We Still Like Ike
Volume III, Issue II - Fall 2012
  • The Harmsworth Encyclopaedia in Eight Volumes, Vol VI. Mark—Poetry, 1921; Coffee Inn English Library, unsorted, Vilnius, Lithuania

  • When wandering old encyclopedias, among the many wonders, wonder first at which entries bear a drawing and which do not. I get why poetry does not, but why diagram cyclone but not monsoon, or offer a portrait of Moliére and not Monet, mugwort but not mudar (they’re both plants but only mugwort merits illustration) or instead of megalosaurus, we get megatherium, skeleton of, “an extinct fossil edendate of large size, allied to the existing sloths and ant-eaters…as large as an elephant”? A skeleton’s a kind of diagram of an animal, a hopeful one, a doubtful one taken from a dream filtered through the available evidence, what we once thought this beast might look like if reassembled, with its huge, prehensile claws resembling hands.

    You can see the human in it. In assembling skeletons we often build ourselves again, our fears, what we imagined the world before us might be like. Of course it would be terrifying, filled with fear and threat for us. We should be happy to be living now, not born to run from thunder. Like it we too are tenuous.

    Did you resemble this illustration, dear Megatherium?
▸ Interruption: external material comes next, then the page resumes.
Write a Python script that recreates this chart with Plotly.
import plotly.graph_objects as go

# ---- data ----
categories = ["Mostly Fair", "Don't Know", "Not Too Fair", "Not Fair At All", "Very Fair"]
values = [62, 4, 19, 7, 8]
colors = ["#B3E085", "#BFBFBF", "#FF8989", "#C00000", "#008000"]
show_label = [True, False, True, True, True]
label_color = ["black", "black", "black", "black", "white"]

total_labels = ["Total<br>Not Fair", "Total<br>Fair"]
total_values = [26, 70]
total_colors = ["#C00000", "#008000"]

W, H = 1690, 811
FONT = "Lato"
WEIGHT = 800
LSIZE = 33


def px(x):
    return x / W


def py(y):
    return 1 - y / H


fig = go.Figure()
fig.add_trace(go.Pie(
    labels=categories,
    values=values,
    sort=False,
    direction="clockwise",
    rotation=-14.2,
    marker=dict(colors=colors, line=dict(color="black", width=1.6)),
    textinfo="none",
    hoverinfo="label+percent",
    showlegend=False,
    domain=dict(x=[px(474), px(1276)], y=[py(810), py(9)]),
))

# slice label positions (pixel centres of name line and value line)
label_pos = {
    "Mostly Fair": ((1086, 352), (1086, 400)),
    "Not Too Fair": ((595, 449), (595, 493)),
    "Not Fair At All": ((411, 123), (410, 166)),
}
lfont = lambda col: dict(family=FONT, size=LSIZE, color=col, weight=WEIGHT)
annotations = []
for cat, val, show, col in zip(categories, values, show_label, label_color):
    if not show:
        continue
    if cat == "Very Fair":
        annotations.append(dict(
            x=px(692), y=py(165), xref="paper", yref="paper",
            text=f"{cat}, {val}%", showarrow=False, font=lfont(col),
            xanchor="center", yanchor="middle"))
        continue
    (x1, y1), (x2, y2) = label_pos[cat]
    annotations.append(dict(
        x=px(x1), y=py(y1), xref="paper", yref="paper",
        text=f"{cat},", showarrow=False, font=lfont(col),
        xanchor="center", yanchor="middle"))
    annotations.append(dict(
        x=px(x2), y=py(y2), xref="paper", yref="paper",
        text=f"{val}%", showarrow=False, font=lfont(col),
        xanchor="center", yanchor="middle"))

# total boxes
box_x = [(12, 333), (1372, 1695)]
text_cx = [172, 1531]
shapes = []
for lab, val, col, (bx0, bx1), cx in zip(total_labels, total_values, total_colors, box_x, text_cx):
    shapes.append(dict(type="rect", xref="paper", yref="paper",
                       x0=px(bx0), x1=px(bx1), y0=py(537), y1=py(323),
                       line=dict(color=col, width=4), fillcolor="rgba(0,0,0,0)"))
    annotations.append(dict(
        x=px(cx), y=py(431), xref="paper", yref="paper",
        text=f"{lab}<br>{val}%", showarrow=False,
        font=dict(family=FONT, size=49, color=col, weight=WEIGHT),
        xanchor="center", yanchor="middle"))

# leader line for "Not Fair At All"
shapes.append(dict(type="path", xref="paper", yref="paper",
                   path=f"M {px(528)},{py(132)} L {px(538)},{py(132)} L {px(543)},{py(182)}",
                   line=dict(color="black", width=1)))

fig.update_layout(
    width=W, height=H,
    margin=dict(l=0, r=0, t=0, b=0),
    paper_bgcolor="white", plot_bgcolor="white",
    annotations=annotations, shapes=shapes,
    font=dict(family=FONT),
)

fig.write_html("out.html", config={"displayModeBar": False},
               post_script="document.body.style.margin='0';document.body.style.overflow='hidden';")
Were you more sloth, or closer to a bear, as research since suggests? Was your world filled with sadness or with hope, if you know what  ............

  • those things are? Could you sense it passing like a northern summer or did you glory in it, stripping bark off trees, terrifying smaller beasts as a game to pass the time? If you knew you would be modeled by a company called Paleocraft in resin 10,000 years after your death, at 1/35 scale, what would you think? How would you respond to your review in Prehistoric Times #41, in the diminutive, as “Meg…fat, dumb, and happy”? Is happiness knowing you will be remembered as a monster? What do you know of happiness, or fatness, of the poetry of pain?
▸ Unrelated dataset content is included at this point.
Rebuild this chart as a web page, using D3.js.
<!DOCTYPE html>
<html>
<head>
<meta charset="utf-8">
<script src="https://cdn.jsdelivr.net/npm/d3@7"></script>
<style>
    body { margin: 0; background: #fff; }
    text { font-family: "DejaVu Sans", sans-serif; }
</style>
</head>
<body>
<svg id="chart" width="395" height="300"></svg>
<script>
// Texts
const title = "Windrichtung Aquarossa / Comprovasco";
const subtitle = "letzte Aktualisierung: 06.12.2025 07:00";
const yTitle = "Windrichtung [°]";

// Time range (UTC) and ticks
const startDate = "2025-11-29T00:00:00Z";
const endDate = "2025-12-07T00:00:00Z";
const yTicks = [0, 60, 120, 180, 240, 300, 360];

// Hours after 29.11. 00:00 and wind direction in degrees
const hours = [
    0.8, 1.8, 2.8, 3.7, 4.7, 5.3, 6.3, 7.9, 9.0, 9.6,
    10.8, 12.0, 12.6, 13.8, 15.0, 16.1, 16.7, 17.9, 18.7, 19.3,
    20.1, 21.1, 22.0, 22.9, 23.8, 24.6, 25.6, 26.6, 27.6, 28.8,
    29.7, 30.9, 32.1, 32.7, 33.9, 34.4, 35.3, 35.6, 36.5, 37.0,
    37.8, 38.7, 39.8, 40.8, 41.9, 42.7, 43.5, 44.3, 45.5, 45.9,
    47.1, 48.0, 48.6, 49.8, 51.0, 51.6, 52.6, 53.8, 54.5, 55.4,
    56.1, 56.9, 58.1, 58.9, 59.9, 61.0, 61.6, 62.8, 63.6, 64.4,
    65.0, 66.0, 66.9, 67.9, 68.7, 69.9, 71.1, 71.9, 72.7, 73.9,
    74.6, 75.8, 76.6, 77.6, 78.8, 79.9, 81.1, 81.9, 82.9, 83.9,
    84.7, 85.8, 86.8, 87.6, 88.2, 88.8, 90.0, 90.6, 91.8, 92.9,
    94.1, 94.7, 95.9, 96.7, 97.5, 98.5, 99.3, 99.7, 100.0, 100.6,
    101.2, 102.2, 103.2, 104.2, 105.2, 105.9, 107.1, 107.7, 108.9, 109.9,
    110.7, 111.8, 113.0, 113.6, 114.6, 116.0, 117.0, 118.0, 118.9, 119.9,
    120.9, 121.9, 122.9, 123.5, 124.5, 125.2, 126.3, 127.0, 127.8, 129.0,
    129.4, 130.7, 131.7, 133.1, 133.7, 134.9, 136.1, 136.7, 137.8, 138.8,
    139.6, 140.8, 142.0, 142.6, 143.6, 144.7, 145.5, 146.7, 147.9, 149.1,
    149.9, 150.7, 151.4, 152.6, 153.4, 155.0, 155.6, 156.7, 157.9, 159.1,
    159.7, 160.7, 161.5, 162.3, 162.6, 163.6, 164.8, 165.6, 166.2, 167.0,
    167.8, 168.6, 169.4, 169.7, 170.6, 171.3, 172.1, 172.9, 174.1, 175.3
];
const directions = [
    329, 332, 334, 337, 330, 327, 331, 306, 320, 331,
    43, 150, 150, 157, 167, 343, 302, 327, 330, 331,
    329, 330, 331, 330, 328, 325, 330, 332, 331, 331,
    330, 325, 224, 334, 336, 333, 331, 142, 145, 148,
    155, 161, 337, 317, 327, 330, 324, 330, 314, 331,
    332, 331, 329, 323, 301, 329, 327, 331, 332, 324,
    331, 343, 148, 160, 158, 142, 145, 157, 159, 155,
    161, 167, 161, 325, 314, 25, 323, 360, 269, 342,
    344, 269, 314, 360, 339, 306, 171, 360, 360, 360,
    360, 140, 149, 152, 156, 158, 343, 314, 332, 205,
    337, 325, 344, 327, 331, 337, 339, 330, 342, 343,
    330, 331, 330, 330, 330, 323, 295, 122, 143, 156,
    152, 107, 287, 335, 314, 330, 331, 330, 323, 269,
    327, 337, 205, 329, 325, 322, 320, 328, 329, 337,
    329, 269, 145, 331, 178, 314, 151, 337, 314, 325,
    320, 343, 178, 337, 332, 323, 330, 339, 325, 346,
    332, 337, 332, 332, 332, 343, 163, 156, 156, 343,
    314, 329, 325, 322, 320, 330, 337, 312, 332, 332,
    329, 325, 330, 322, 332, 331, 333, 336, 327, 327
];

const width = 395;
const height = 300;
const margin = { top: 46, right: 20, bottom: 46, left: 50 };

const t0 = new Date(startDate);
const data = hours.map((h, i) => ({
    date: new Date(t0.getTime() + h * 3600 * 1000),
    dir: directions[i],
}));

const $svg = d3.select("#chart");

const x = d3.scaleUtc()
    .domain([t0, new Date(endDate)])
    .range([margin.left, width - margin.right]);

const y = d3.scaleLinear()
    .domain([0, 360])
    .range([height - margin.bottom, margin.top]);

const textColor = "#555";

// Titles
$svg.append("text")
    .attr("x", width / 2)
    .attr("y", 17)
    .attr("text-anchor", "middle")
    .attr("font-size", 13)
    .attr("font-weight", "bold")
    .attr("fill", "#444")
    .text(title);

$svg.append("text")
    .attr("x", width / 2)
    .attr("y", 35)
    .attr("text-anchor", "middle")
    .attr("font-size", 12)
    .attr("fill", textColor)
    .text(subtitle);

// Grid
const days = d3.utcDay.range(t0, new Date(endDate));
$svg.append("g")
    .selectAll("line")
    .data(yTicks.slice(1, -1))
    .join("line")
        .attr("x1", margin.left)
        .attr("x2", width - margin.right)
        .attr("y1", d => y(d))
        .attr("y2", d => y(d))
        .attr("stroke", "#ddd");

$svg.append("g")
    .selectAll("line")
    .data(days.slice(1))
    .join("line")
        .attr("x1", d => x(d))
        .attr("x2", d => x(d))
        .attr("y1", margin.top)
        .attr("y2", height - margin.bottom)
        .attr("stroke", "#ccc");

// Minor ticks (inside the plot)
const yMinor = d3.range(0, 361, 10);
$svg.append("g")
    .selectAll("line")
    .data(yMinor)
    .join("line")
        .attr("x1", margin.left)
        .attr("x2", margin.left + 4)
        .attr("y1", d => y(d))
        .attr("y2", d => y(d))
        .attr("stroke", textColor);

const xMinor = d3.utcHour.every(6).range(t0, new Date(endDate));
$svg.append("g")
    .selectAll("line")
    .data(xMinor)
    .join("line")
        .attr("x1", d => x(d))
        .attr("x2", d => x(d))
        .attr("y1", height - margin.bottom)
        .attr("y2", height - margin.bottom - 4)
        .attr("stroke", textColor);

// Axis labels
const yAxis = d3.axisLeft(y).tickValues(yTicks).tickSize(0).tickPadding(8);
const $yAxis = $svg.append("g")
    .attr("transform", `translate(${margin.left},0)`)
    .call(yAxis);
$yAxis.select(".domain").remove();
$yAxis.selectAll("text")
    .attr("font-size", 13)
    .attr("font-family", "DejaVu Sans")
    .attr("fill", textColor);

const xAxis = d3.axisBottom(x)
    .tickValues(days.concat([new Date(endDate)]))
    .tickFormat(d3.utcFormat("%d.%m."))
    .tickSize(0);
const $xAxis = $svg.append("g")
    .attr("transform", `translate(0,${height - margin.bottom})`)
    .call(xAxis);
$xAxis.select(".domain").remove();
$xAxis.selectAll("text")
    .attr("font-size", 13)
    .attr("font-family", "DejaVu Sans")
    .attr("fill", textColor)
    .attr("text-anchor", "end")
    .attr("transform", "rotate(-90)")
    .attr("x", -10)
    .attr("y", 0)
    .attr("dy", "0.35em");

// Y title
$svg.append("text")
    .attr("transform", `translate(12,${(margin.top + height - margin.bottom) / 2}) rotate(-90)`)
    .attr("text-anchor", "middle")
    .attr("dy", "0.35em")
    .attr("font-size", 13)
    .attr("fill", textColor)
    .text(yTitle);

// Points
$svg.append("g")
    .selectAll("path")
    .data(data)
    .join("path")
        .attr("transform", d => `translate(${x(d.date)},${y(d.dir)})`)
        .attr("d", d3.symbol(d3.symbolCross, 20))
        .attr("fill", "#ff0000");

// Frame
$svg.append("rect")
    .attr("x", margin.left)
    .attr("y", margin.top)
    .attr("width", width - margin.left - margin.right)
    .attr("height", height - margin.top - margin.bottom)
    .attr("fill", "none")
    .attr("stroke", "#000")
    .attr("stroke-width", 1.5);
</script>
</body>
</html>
    Would it please you to know that your model, like yourself, is now out of print, but that, like your bones, traces of it still haunt the expired pages of the internet? What would it take to know your nut-sized brain, your rudimentary intelligence? What secrets did you know about the world before our own? Would you have advised me not to eat the wild-caught fish or forest mushrooms in Lithuania, irradiated still by Chernobyl, twenty-five years before?
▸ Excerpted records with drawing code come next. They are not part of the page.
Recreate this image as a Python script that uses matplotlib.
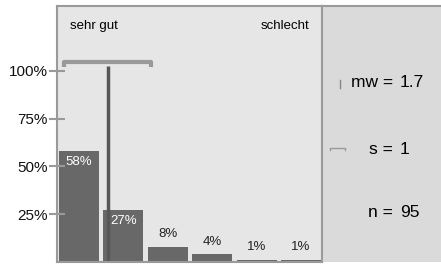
import numpy as np
import matplotlib.pyplot as plt

plt.rcParams['font.family'] = ['Liberation Sans', 'DejaVu Sans']

# Daten
kategorien = [1, 2, 3, 4, 5, 6]
anteile = [58, 27, 8, 4, 1, 1]
labels = ["58%", "27%", "8%", "4%", "1%", "1%"]
yticks = [25, 50, 75, 100]
ytick_labels = ["25%", "50%", "75%", "100%"]
mw_text = "1.7"
s_text = "1"
n_text = "95"

# Mittelwert / Streuung aus den Anteilen
k = np.array(kategorien, dtype=float)
p = np.array(anteile, dtype=float)
mw = (k * p).sum() / p.sum()
s = np.sqrt(((k - mw) ** 2 * p).sum() / p.sum())

fig = plt.figure(figsize=(4.41, 2.64), dpi=100)

# rechtes Statistik-Feld
ax2 = fig.add_axes([0.730, 0.008, 0.270, 0.969])
ax2.set_facecolor("#dadada")
ax2.set_xlim(0, 1)
ax2.set_ylim(0, 1)
ax2.set_xticks([])
ax2.set_yticks([])
for sp in ax2.spines.values():
    sp.set_visible(False)
ax2.spines['top'].set_visible(True)
ax2.spines['top'].set_color("#9a9a9a")
ax2.spines['top'].set_linewidth(1.5)

ax = fig.add_axes([0.129, 0.008, 0.601, 0.969])
ax.set_facecolor("#e6e6e6")
x = np.arange(len(kategorien))
ax.bar(x, anteile, width=0.9, color="#686868")
ax.set_xlim(-0.495, 5.47)
ax.set_ylim(0, 134)
ax.set_xticks([])
ax.set_yticks(yticks)
ax.set_yticklabels(ytick_labels, fontsize=11, color="#111111")
ax.tick_params(axis='y', direction='inout', length=11, width=1.5, color="#999999", pad=1)
for sp in ax.spines.values():
    sp.set_color("#9a9a9a")
    sp.set_linewidth(1.5)

for xi, v, lab in zip(x, anteile, labels):
    if v > 20:
        ax.text(xi, v - 2.5, lab, ha='center', va='top', fontsize=9.5, color="white")
    else:
        ax.text(xi, v + 3.5, lab, ha='center', va='bottom', fontsize=9.5, color="#222222")

# Mittelwert und Streuung
pos_mw = mw - 1
ax.vlines(pos_mw, 0, 102.5, color="#575757", linewidth=2.5)
ax.plot([pos_mw - s, pos_mw - s, pos_mw + s, pos_mw + s], [102, 104.5, 104.5, 102],
        color="#9a9a9a", linewidth=3, solid_capstyle='butt')

ax.text(-0.2, 123.6, "sehr gut", ha='left', va='center', fontsize=9.5)
ax.text(5.18, 123.6, "schlecht", ha='right', va='center', fontsize=9.5)

# Legende rechts
ax2.plot([0.155, 0.155], [0.68, 0.71], color="#888888", linewidth=1)
ax2.plot([0.07, 0.07, 0.19, 0.19], [0.438, 0.446, 0.446, 0.438], color="#999999", linewidth=1)
for yy, lab, val in [(0.70, "mw =", mw_text), (0.44, "s =", s_text), (0.195, "n =", n_text)]:
    ax2.text(0.595, yy, lab, ha='right', va='center', fontsize=12.5)
    ax2.text(0.655, yy, val, ha='left', va='center', fontsize=12.5)

fig.savefig("out.png", dpi=100)
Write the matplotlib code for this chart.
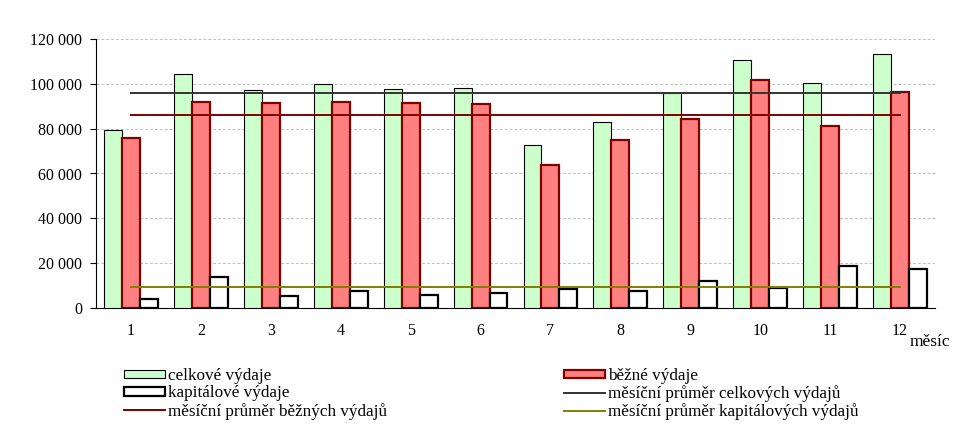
import matplotlib
matplotlib.use("Agg")
import matplotlib.pyplot as plt
from matplotlib.patches import Patch
from matplotlib.lines import Line2D
from matplotlib.ticker import FuncFormatter

months = [1, 2, 3, 4, 5, 6, 7, 8, 9, 10, 11, 12]
celkove = [79300, 104600, 97100, 99800, 97500, 98000, 72600, 82800, 95800, 110500, 100200, 113200]
bezne = [75700, 91700, 91600, 92000, 91600, 91100, 63900, 75100, 84200, 101900, 81300, 96300]
kapitalove = [3900, 13700, 5500, 7700, 5900, 6800, 8600, 7700, 12200, 8800, 18900, 17300]
prumer_celkove = 96000
prumer_bezne = 86100
prumer_kapitalove = 9400

plt.rcParams['font.family'] = ['Liberation Serif', 'DejaVu Serif']
plt.rcParams['font.size'] = 11.5

fig = plt.figure(figsize=(9.8, 4.4), dpi=100)
ax = fig.add_axes([96/980, 1-308/440, (935-96)/980, (308-39)/440])

bw = 0.257
xs = list(months)
ax.bar([x - bw for x in xs], celkove, width=bw, color='#CCFFCC', edgecolor='black', linewidth=0.8, zorder=3)
ax.bar(xs, bezne, width=bw, color='#FF8080', edgecolor='#800000', linewidth=1.6, zorder=3)
ax.bar([x + bw for x in xs], kapitalove, width=bw, color='white', edgecolor='black', linewidth=1.6, zorder=3)

ax.plot([xs[0], xs[-1]], [prumer_celkove]*2, color='#333333', lw=1.4, zorder=4)
ax.plot([xs[0], xs[-1]], [prumer_bezne]*2, color='#800000', lw=1.4, zorder=4)
ax.plot([xs[0], xs[-1]], [prumer_kapitalove]*2, color='#808000', lw=1.4, zorder=4)

ax.set_xlim(0.5, 12.5)
ax.set_ylim(0, 120000)
ax.set_yticks(range(0, 120001, 20000))
ax.yaxis.set_major_formatter(FuncFormatter(lambda v, p: f"{int(v):,}".replace(",", " ")))
ax.set_xticks(xs)
ax.set_xticklabels([str(m) for m in months])
ax.tick_params(axis='x', length=0, pad=11)
ax.tick_params(axis='y', length=4, width=0.8, direction='out', pad=6)
ax.grid(axis='y', color='#BFBFBF', linestyle=(0, (3, 2)), linewidth=0.7, zorder=0)
ax.set_axisbelow(True)
for s in ['top', 'right']:
    ax.spines[s].set_visible(False)
ax.spines['left'].set_linewidth(0.8)
ax.spines['bottom'].set_linewidth(0.8)

fig.text(930/980, 1-342/440, 'měsíc', ha='center', va='center', fontsize=12.5)

h_celk = Patch(facecolor='#CCFFCC', edgecolor='black', linewidth=0.8)
h_bez = Patch(facecolor='#FF8080', edgecolor='#800000', linewidth=1.6)
h_kap = Patch(facecolor='white', edgecolor='black', linewidth=1.6)
l_celk = Line2D([], [], color='#333333', lw=1.4)
l_bez = Line2D([], [], color='#800000', lw=1.4)
l_kap = Line2D([], [], color='#808000', lw=1.4)

common = dict(frameon=False, loc='upper left', borderpad=0, borderaxespad=0,
              handlelength=2.4, handleheight=0.4, handletextpad=0.15, labelspacing=0.08, fontsize=12.3)
leg1 = fig.legend([h_celk, h_kap, l_bez],
                  ['celkové výdaje', 'kapitálové výdaje', 'měsíční průměr běžných výdajů'],
                  bbox_to_anchor=(124/980, 1-368/440), **common)
leg2 = fig.legend([h_bez, l_celk, l_kap],
                  ['běžné výdaje', 'měsíční průměr celkových výdajů', 'měsíční průměr kapitálových výdajů'],
                  bbox_to_anchor=(564/980, 1-368/440), **common)

fig.savefig('out.png', dpi=100)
    I suspect you knew: to live is to be irradiated. It is a sacrifice, this life. If you got enough, like Godzilla, resurrected lizard, you might be made to feel our rage at being, imagined on the page. Though  ............

  • we never imagined you as arch-foe for the mega-lizard, we might have, offered you up to root against (as we got to know Godzilla, we would often take his side against the other interlopers, because at least he was our terror, and long acquaintance breeds a sympathy), like other pretenders to the throne: Rodan, Megalon, King Kong, Mothra, Ghidorah, Destoroyah, Space Godzilla, Hedorah, Mechagodzilla, Gigan, King Caesar, Titanosaurus, Zilla, Orga, Megaguirus, Battra, Gorosaurus, Kumonga, and Minilla.

    If given the chance, would you rise and take your place in lights? Would you lay waste to the remains of the Fukushima reactor crossing the Pacific to make land in California in a year, setting America awash in another wave of toxic junk? Or will you arise some day in the future, your displayed bones somehow resurrected after the right sort of disaster, and loose your rage on us?

    Knowing that we made you doesn’t help the wonder. Even then we were sure that we we were right. This is only our most recent mistake; I’m certain it will not be our last.